Held this year in Manchester – a city closely associated with the struggle for workers’ rights, the fight for better living conditions and continual urban regeneration – it wasn’t long before the Labour Party Conference began to address growing concerns found at the heart of our current waste management infrastructure: our continued export of waste.
On the second day of the conference Mary Creagh, the shadow secretary of state for the environment, raised issue with the inability of many businesses to source the raw materials they need; raw materials that we’re sending overseas when we export our waste to countries around the world.
The Recycling Association – an association established to promote and extend use of recyclable papers – has since responded to Ms Creagh’s views that the exportation of waste has been of negative environmental consequence.
The Association have said that the UK’s current recycling infrastructure is insufficiently equipped to deal with the influx of waste and, left unable to properly process the waste ourselves, our waste exportation has been an essential move; a move that’s accounted for a greater amount of material being recycled and reused.
At what cost are we recycling?
In her speech Ms Creagh focussed mainly on the job losses that the UK suffers as a result of this waste exportation, arguing that keeping recycling in the UK would create many new jobs in recycling plants across the country.
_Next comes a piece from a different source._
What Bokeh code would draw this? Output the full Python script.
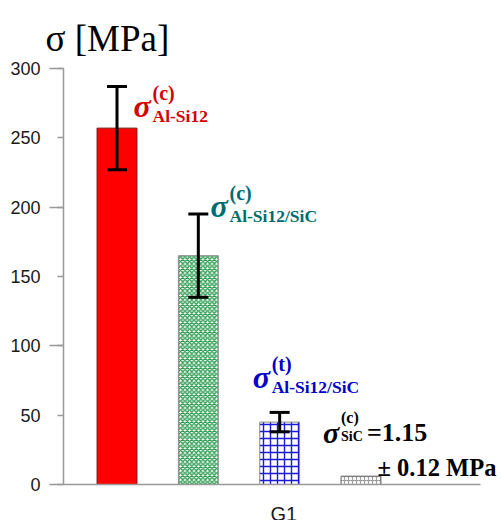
from bokeh.plotting import figure
from bokeh.models import ColumnDataSource, Whisker, TeeHead, FixedTicker, Label, Range1d
from bokeh.embed import file_html
from bokeh.resources import INLINE

# ---- data ----
positions = [1, 2, 3, 4]
values = [257, 165, 45, 6]
errors = [30, 30, 7, 0.12]
group_ticks = [3.05]
group_names = ["G1"]
y_major = [0, 50, 100, 150, 200, 250, 300]
y_minor = [0, 100, 200, 300]
sup_texts = ["(c)", "(c)", "(t)", "(c)"]
sub_texts = ["Al-Si12", "Al-Si12/SiC", "Al-Si12/SiC", "SiC"]
sic_value_text = "=1.15"
sic_err_text = "± 0.12 MPa"
title_text = "σ [MPa]"

fills = ["#ff0000", "#ffffff", "#ffffff", "#9a9a9a"]
hatches = [" ", "x", "+", "o"]
hatch_cols = ["#ff0000", "#23994a", "#1c1cd0", "#ffffff"]
hatch_scales = [5, 4.5, 7, 4]
outlines = ["#7a1010", "#8a8a8a", "#8a8a8a", "#666666"]
label_cols = ["#d40000", "#006b6b", "#0000c8", "#000000"]

serif = "Liberation Serif"
sans = "Liberation Sans"

x_lo, x_hi = 0.342, 5.469
y_lo, y_hi = 0, 300

p = figure(width=502, height=520, output_backend="svg", toolbar_location=None,
           x_range=Range1d(-0.4324, 5.74), y_range=Range1d(-25.96, 349.04),
           min_border_left=0, min_border_right=0, min_border_top=0, min_border_bottom=0)
p.outline_line_color = None
p.grid.grid_line_color = None
p.background_fill_color = "white"
p.title.visible = False

src = ColumnDataSource(dict(x=positions, top=values, fill=fills, hatch=hatches,
                            hcol=hatch_cols, hscale=hatch_scales, line=outlines))
p.vbar(x="x", top="top", width=0.49, bottom=0, source=src, fill_color="fill",
       hatch_pattern="hatch", hatch_color="hcol", hatch_scale="hscale", hatch_weight=1.4,
       line_color="line", line_width=1)

n = 3
wsrc = ColumnDataSource(dict(x=positions[:n],
                             upper=[v + e for v, e in zip(values[:n], errors[:n])],
                             lower=[v - e for v, e in zip(values[:n], errors[:n])]))
w = Whisker(base="x", upper="upper", lower="lower", source=wsrc, line_width=3,
            line_color="black", level="annotation",
            upper_head=TeeHead(size=20, line_width=3, line_color="black"),
            lower_head=TeeHead(size=20, line_width=3, line_color="black"))
p.add_layout(w)

# axes
ya = p.yaxis[0]
ya.fixed_location = x_lo
ya.bounds = (y_lo, y_hi)
ya.ticker = FixedTicker(ticks=y_major, minor_ticks=y_minor)
ya.axis_line_color = "#999999"
ya.axis_line_width = 1.5
ya.major_tick_line_color = "#999999"
ya.major_tick_line_width = 1.5
ya.minor_tick_line_color = "#999999"
ya.minor_tick_line_width = 1.5
ya.major_tick_in = 0
ya.major_tick_out = 6
ya.minor_tick_in = 0
ya.minor_tick_out = 14
ya.major_label_standoff = 9
ya.major_label_text_font = sans
ya.major_label_text_font_size = "18px"
ya.major_label_text_color = "#1a1a1a"

xa = p.xaxis[0]
xa.fixed_location = y_lo
xa.bounds = (x_lo, x_hi)
xa.ticker = FixedTicker(ticks=group_ticks)
xa.major_label_overrides = {t: n_ for t, n_ in zip(group_ticks, group_names)}
xa.axis_line_color = "#999999"
xa.axis_line_width = 1.5
xa.major_tick_line_color = None
xa.minor_tick_line_color = None
xa.major_label_standoff = 12
xa.major_label_text_font = sans
xa.major_label_text_font_size = "20px"
xa.major_label_text_color = "#1a1a1a"


def lab(x, y, dx, dy, text, size, color="black", style="normal"):
    p.add_layout(Label(x=x, y=y, x_offset=dx, y_offset=dy, text=text,
                       text_font=serif, text_font_style=style,
                       text_font_size=size, text_color=color,
                       text_baseline="alphabetic", level="overlay"))


# axis title above the top of the value axis
lab(x_lo, y_hi, -18, 30, title_text, "37px")

# sigma labels for first three bars: offsets of sigma relative to error-bar top
sig_off = [(16.5, -19), (12.2, 8.6), (-27, 35)]
for i in range(3):
    ax = positions[i]
    ay = values[i] + errors[i]
    dx, dy = sig_off[i]
    c = label_cols[i]
    lab(ax, ay, dx, dy, "σ", "32px", c, "bold italic")
    lab(ax, ay, dx + 19, dy + 13, sup_texts[i], "20px", c, "bold")
    lab(ax, ay, dx + 19, dy - 10, sub_texts[i], "17.5px", c, "bold")

# SiC label, relative to gray bar top
ax, ay = positions[3], values[3]
dx, dy = -38, 43.7
lab(ax, ay, dx, dy, "σ", "30px", "black", "bold italic")
lab(ax, ay, dx + 18, dy + 15, sup_texts[3], "16px", "black", "bold")
lab(ax, ay, dx + 18, dy - 4, sub_texts[3], "14px", "black", "bold")
lab(ax, ay, dx + 44, dy, sic_value_text, "26px", "black", "bold")
lab(ax, ay, 16.5, 8.7, sic_err_text, "24.5px", "black", "bold")

open("out.html", "w").write(file_html(p, INLINE))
But another important issue is found in the safety and legality of this exportation practice.
In the 1990s the EU put measures in place to counteract the growing tendency of developed countries to export their harmful waste, putting a ban on the exportation of ‘e-waste’ (televisions, computers, and other household appliances).
In 2010 however, Europe was found guilty of flouting export law by continuing to send its e-waste to poorly equipped recycling plants across West Africa, where the hazardous e-waste materials were poisoning workers.
Ms Creagh’s argument for the reduction in waste exportation has managed to reopen this debate on the topic of sustainable waste management and exportation.
Is existing waste disposal infrastructure unable to cope?
While they may seem distant, these issues must be addressed, as they impact in untold ways on our culture’s ‘consumerism’; the rate in which we buy, use and throw away.
Questioning the incentives currently in place for waste exporters and the effects these are having on peoples around the world is a small but important step in the right direction towards achieving greater accountability for our actions and ‘globally sustainable’ waste management systems.